--- start of Record extracts ---

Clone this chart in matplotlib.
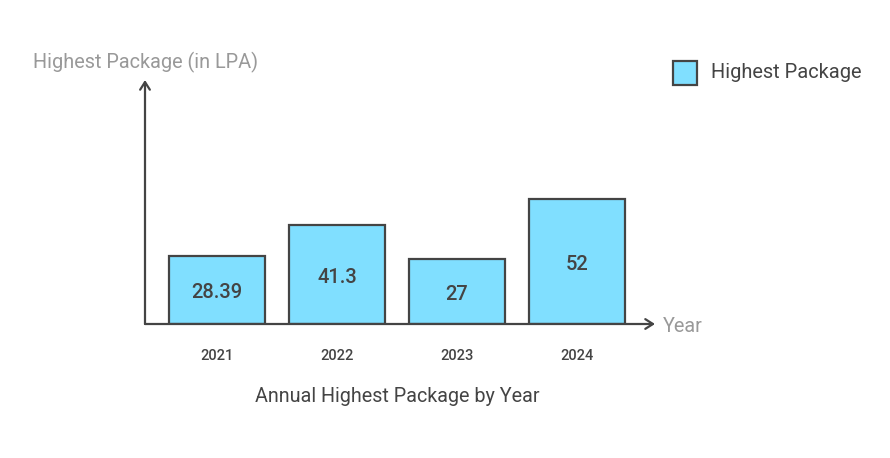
import matplotlib
matplotlib.use('Agg')
import matplotlib.pyplot as plt
from matplotlib.patches import Rectangle

plt.rcParams['font.family'] = ['Roboto', 'DejaVu Sans']

years = ['2021', '2022', '2023', '2024']
packages = [28.39, 41.3, 27, 52]
value_labels = ['28.39', '41.3', '27', '52']

dark = '#444444'
grey = '#999999'
fill = '#80dfff'

W, H = 890, 458
fig = plt.figure(figsize=(W / 100, H / 100), dpi=100)

# axes box: y axis at x=145px, baseline at y=324px, arrow tips at 655px / 80px
ax = fig.add_axes([145 / W, (H - 324) / H, (655 - 145) / W, (324 - 80) / H])
ax.set_xlim(-0.6, 3.65)
ax.set_ylim(0, (324 - 80) / 2.4)
ax.axis('off')

x = range(len(years))
ax.bar(x, packages, width=0.8, color=fill, edgecolor=dark, linewidth=1.6, zorder=2)

for i, v in enumerate(packages):
    ax.text(i, v / 2 - 3 / 2.4, value_labels[i], ha='center', va='center',
            fontsize=14.5, color=dark, fontweight='medium', zorder=3)
    ax.text(i, -32 / 2.4, years[i], ha='center', va='center',
            fontsize=10.5, color=dark, fontweight='medium', clip_on=False)

# axis lines with open arrow heads
arrow = dict(arrowstyle='->,head_length=0.55,head_width=0.35', color=dark,
             lw=1.6, shrinkA=0, shrinkB=0)
ax.annotate('', xy=(1, 0), xytext=(0, 0), xycoords='axes fraction', arrowprops=arrow)
ax.annotate('', xy=(0, 1), xytext=(0, 0), xycoords='axes fraction', arrowprops=arrow)

fig.text(663 / W, 1 - 326 / H, 'Year', ha='left', va='center', fontsize=14.3, color=grey)
fig.text(33 / W, 1 - 62 / H, 'Highest Package (in LPA)', ha='left', va='center',
         fontsize=14.3, color=grey)
fig.text(397 / W, 1 - 397 / H, 'Annual Highest Package by Year', ha='center',
         va='center', fontsize=14.2, color=dark)

# legend
fig.patches.append(Rectangle((673 / W, 1 - 85 / H), 24 / W, 24 / H, transform=fig.transFigure,
                             facecolor=fill, edgecolor=dark, linewidth=1.6))
fig.text(711 / W, 1 - 73 / H, 'Highest Package', ha='left', va='center',
         fontsize=14.4, color=dark)

fig.savefig('out.png', dpi=100)
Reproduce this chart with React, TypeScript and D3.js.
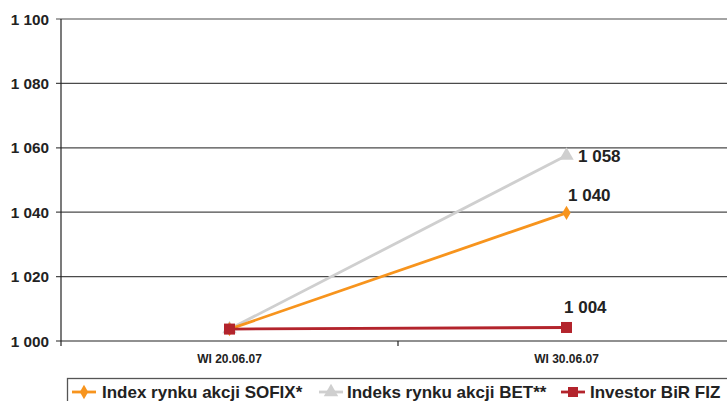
import { useEffect, useRef } from "react";
import * as d3 from "d3";

// dane
const categories = ["WI 20.06.07", "WI 30.06.07"];
const sofix = [1003.7, 1039.8];
const bet = [1003.7, 1057.6];
const investor = [1003.7, 1004.2];
const labels = ["1 040", "1 058", "1 004"];
const yTicks = [1000, 1020, 1040, 1060, 1080, 1100];

const seriesNames = ["Index rynku akcji SOFIX*", "Indeks rynku akcji BET**", "Investor BiR FIZ"];
const seriesColors = ["#F7941D", "#CFCFCF", "#B3242C"];

export default function App() {
  const svgRef = useRef<SVGSVGElement>(null);

  useEffect(() => {
    document.body.style.margin = "0";
    if (!svgRef.current) return;
    const svg = d3.select(svgRef.current);
    svg.selectAll("*").remove();

    const W = 727;
    const left = 61;
    const right = 735;
    const top = 19;
    const bottom = 341;
    const font = "Arial, 'Liberation Sans', sans-serif";

    const x = d3.scaleBand<string>().domain(categories).range([left, right]);
    const y = d3.scaleLinear().domain([1000, 1100]).range([bottom, top]);

    // siatka
    svg.append("g").selectAll("line")
      .data(yTicks)
      .join("line")
      .attr("x1", left - 5).attr("x2", W)
      .attr("y1", (d) => y(d)).attr("y2", (d) => y(d))
      .attr("stroke", (d) => (d === 1000 ? "#222" : "#4a4a4a"))
      .attr("stroke-width", 1.2);

    // oś y
    svg.append("line")
      .attr("x1", left).attr("x2", left)
      .attr("y1", top).attr("y2", bottom)
      .attr("stroke", "#222").attr("stroke-width", 1.2);

    // etykiety osi y
    svg.append("g").selectAll("text")
      .data(yTicks)
      .join("text")
      .attr("x", 49).attr("y", (d) => y(d) + 5.5)
      .attr("text-anchor", "end")
      .attr("font-family", font).attr("font-weight", "bold").attr("font-size", 15.3)
      .attr("fill", "#222")
      .text((d) => d3.format(",")(d).replace(",", " "));

    // znaczniki osi x
    const bandTicks = [left, left + x.bandwidth(), right];
    svg.append("g").selectAll("line")
      .data(bandTicks)
      .join("line")
      .attr("x1", (d) => d).attr("x2", (d) => d)
      .attr("y1", bottom).attr("y2", bottom + 5)
      .attr("stroke", "#222").attr("stroke-width", 1.2);

    svg.append("g").selectAll("text")
      .data(categories)
      .join("text")
      .attr("x", (d) => x(d)! + x.bandwidth() / 2)
      .attr("y", 363)
      .attr("text-anchor", "middle")
      .attr("font-family", font).attr("font-weight", "bold").attr("font-size", 12)
      .attr("fill", "#222")
      .text((d) => d);

    const cx = (i: number) => x(categories[i])! + x.bandwidth() / 2;
    const line = d3.line<number>().x((_, i) => cx(i)).y((d) => y(d));

    const series = [sofix, bet, investor];
    const order = [1, 0, 2];
    const diamond = d3.symbol().type(d3.symbolDiamond).size(60);
    const triangle = d3.symbol().type(d3.symbolTriangle).size(90);

    order.forEach((s) => {
      const vals = series[s];
      svg.append("path")
        .datum(vals)
        .attr("fill", "none")
        .attr("stroke", seriesColors[s])
        .attr("stroke-width", 2.8)
        .attr("d", line);
      vals.forEach((v, i) => {
        if (s === 2) {
          svg.append("rect")
            .attr("x", cx(i) - 5.5).attr("y", y(v) - 5.5)
            .attr("width", 11).attr("height", 11)
            .attr("fill", seriesColors[s]);
        } else {
          svg.append("path")
            .attr("transform", `translate(${cx(i)},${y(v)})`)
            .attr("d", s === 0 ? diamond : triangle)
            .attr("fill", seriesColors[s]);
        }
      });
    });

    // etykiety wartości
    const labelPos = [
      { dx: 1.5, dy: -11.5 },
      { dx: 11.5, dy: 6.5 },
      { dx: -2.5, dy: -14 },
    ];
    series.forEach((vals, s) => {
      svg.append("text")
        .attr("x", cx(1) + labelPos[s].dx)
        .attr("y", y(vals[1]) + labelPos[s].dy)
        .attr("font-family", font).attr("font-weight", "bold").attr("font-size", 17)
        .attr("fill", "#222")
        .text(labels[s]);
    });

    // legenda
    svg.append("rect")
      .attr("x", 67.5).attr("y", 378.5)
      .attr("width", 700).attr("height", 40)
      .attr("fill", "white").attr("stroke", "#555").attr("stroke-width", 1.3);

    const markerX = [84, 331, 573];
    const textX = [102, 347, 590];
    seriesNames.forEach((name, s) => {
      const g = svg.append("g").attr("transform", `translate(${markerX[s]},392)`);
      g.append("line")
        .attr("x1", -12).attr("x2", 12).attr("y1", 0).attr("y2", 0)
        .attr("stroke", seriesColors[s]).attr("stroke-width", 2.8);
      if (s === 2) {
        g.append("rect").attr("x", -5).attr("y", -5).attr("width", 10).attr("height", 10)
          .attr("fill", seriesColors[s]);
      } else {
        g.append("path")
          .attr("d", s === 0 ? diamond : triangle)
          .attr("fill", seriesColors[s]);
      }
      svg.append("text")
        .attr("x", textX[s]).attr("y", 398)
        .attr("font-family", font).attr("font-weight", "bold").attr("font-size", 17)
        .attr("fill", "#222")
        .text(name);
    });
  }, []);

  return <svg ref={svgRef} width={727} height={401} style={{ display: "block", background: "white" }} />;
}
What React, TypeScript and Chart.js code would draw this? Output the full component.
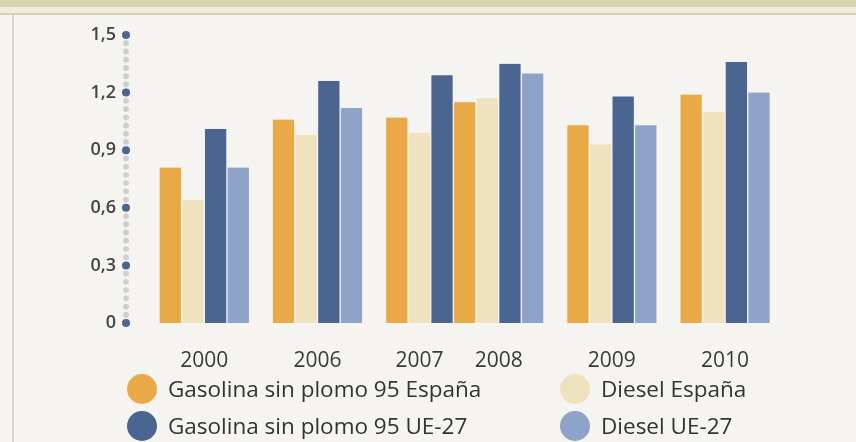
import React, { useEffect, useRef } from "react";
import { Chart, registerables } from "chart.js";

Chart.register(...registerables);

// ---- data ----
const years = ["2000", "2006", "2007", "2008", "2009", "2010"];
// position of each year group along the x axis, in bar-slot units (2007 has only 3 bars)
const groupSlots = [2, 7, 11.5, 15, 20, 25];

const gasolinaEspana = [0.81, 1.06, 1.07, 1.15, 1.03, 1.19];
const dieselEspana = [0.64, 0.98, 0.99, 1.17, 0.93, 1.1];
const gasolinaUE = [1.01, 1.26, 1.29, 1.35, 1.18, 1.36];
const dieselUE = [0.81, 1.12, null, 1.3, 1.03, 1.2];

const seriesLabels = [
  "Gasolina sin plomo 95 España",
  "Diesel España",
  "Gasolina sin plomo 95 UE-27",
  "Diesel UE-27",
];
const seriesValues = [gasolinaEspana, dieselEspana, gasolinaUE, dieselUE];
const seriesColors = ["#EAA947", "#EFE2BF", "#4A6590", "#8EA3C7"];

const yTickValues = [0, 0.3, 0.6, 0.9, 1.2, 1.5];

const BG = "#F5F4F0";
const FONT = "'Open Sans', 'DejaVu Sans', sans-serif";

const axisDots = {
  id: "axisDots",
  afterDraw(chart: any) {
    const y = chart.scales.y;
    const ctx = chart.ctx;
    const x = chart.chartArea.left - 2;
    ctx.save();
    const ticks = y.ticks;
    for (let i = 0; i < ticks.length - 1; i++) {
      const p0 = y.getPixelForValue(ticks[i].value);
      const p1 = y.getPixelForValue(ticks[i + 1].value);
      for (let k = 1; k <= 6; k++) {
        const py = p0 + ((p1 - p0) * k) / 7;
        ctx.beginPath();
        ctx.fillStyle = "#CFCFCF";
        ctx.arc(x, py, 2.9, 0, Math.PI * 2);
        ctx.fill();
      }
    }
    for (const t of ticks) {
      const py = y.getPixelForValue(t.value);
      ctx.beginPath();
      ctx.fillStyle = "#4A6590";
      ctx.arc(x, py, 4, 0, Math.PI * 2);
      ctx.fill();
    }
    ctx.restore();
  },
};

export default function App() {
  const canvasRef = useRef<HTMLCanvasElement | null>(null);

  useEffect(() => {
    document.body.style.margin = "0";
    const canvas = canvasRef.current;
    if (!canvas) return;
    const chart = new Chart(canvas, {
      type: "bar",
      data: {
        datasets: seriesValues.map((vals, i) => ({
          label: seriesLabels[i],
          data: vals.map((v, j) => ({ x: groupSlots[j], y: v })),
          backgroundColor: seriesColors[i],
          borderColor: BG,
          borderWidth: { left: 1, right: 1, top: 0, bottom: 0 },
          borderSkipped: false,
          barThickness: 22.63,
        })),
      },
      options: {
        responsive: false,
        animation: false,
        skipNull: true,
        layout: { padding: { left: 0, right: 63, top: 35, bottom: 0 } },
        plugins: {
          legend: { display: false },
          tooltip: { enabled: false },
        },
        scales: {
          x: {
            type: "linear",
            offset: false,
            min: -1.37,
            max: 28,
            grid: { display: false, drawTicks: false, offset: false },
            border: { display: false },
            afterBuildTicks: (scale: any) => {
              scale.ticks = groupSlots.map((v) => ({ value: v }));
            },
            afterFit: (scale: any) => {
              scale.height = 119;
            },
            ticks: {
              autoSkip: false,
              maxRotation: 0,
              padding: 25,
              color: "#3A3A3A",
              font: { family: FONT, size: 21 },
              callback: (_v: any, i: number) => years[i],
            },
          },
          y: {
            min: 0,
            max: 1.5,
            grid: { display: false, drawTicks: false },
            border: { display: false },
            afterBuildTicks: (scale: any) => {
              scale.ticks = yTickValues.map((v) => ({ value: v }));
            },
            afterFit: (scale: any) => {
              scale.width = 128;
            },
            ticks: {
              padding: 12,
              color: "#444444",
              font: { family: FONT, size: 18, weight: "600" },
              callback: (v: any) =>
                Number(v) === 0 ? "0" : Number(v).toFixed(1).replace(".", ","),
            },
          },
        },
      } as any,
      plugins: [axisDots],
    });
    return () => chart.destroy();
  }, []);

  const legendOrder = [0, 2, 1, 3];

  return (
    <div
      style={{
        position: "fixed",
        left: 0,
        top: 0,
        width: 856,
        height: 442,
        background: BG,
        overflow: "hidden",
      }}
    >
      <div style={{ position: "absolute", left: 0, top: 0, width: 856, height: 7, background: "#D8D3B2" }} />
      <div style={{ position: "absolute", left: 0, top: 7, width: 856, height: 6, background: "#EFEDE0" }} />
      <div style={{ position: "absolute", left: 0, top: 13, width: 856, height: 2, background: "#D5D0B0" }} />
      <div style={{ position: "absolute", left: 12, top: 15, width: 2, height: 427, background: "#D9D5C8" }} />
      <canvas
        ref={canvasRef}
        width={856}
        height={442}
        style={{ position: "absolute", left: 0, top: 0, display: "block" }}
      />
      <div
        style={{
          position: "absolute",
          left: 127,
          top: 374,
          display: "grid",
          gridTemplateColumns: "433px auto",
          gridTemplateRows: "37px 37px",
          gridAutoFlow: "column",
          fontFamily: FONT,
          fontSize: 22.5,
          color: "#333333",
        }}
      >
        {legendOrder.map((i) => (
          <div key={i} style={{ display: "flex", alignItems: "center", height: 30 }}>
            <span
              style={{
                display: "inline-block",
                flex: "0 0 30px",
                width: 30,
                height: 30,
                borderRadius: "50%",
                background: seriesColors[i],
                marginRight: 11,
              }}
            />
            <span style={{ whiteSpace: "nowrap", lineHeight: "30px" }}>{seriesLabels[i]}</span>
          </div>
        ))}
      </div>
    </div>
  );
}
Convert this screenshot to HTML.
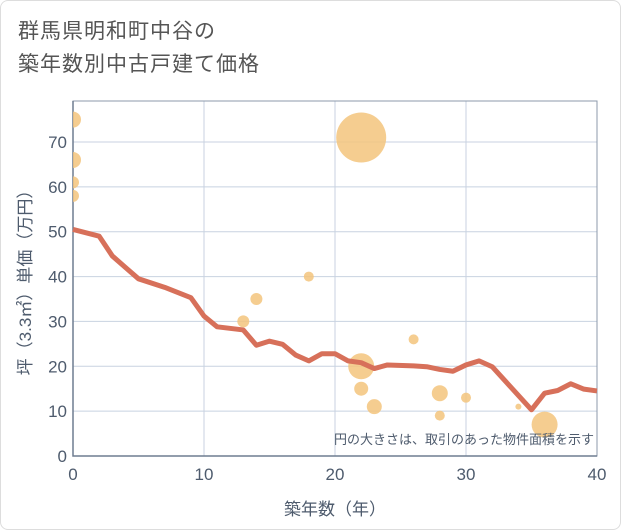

--- end of Record extracts ---

▶ Work to do: Retype the section that opens with the line holding "What React, TypeScript" and closes with the line holding "Chart.register(...registerables);", exactly as it reads, without any pictures.

▶ Result below:
What React, TypeScript and Chart.js code would draw this? Output the full component.
import React, { useEffect, useRef } from "react";
import { Chart, registerables } from "chart.js";

Chart.register(...registerables);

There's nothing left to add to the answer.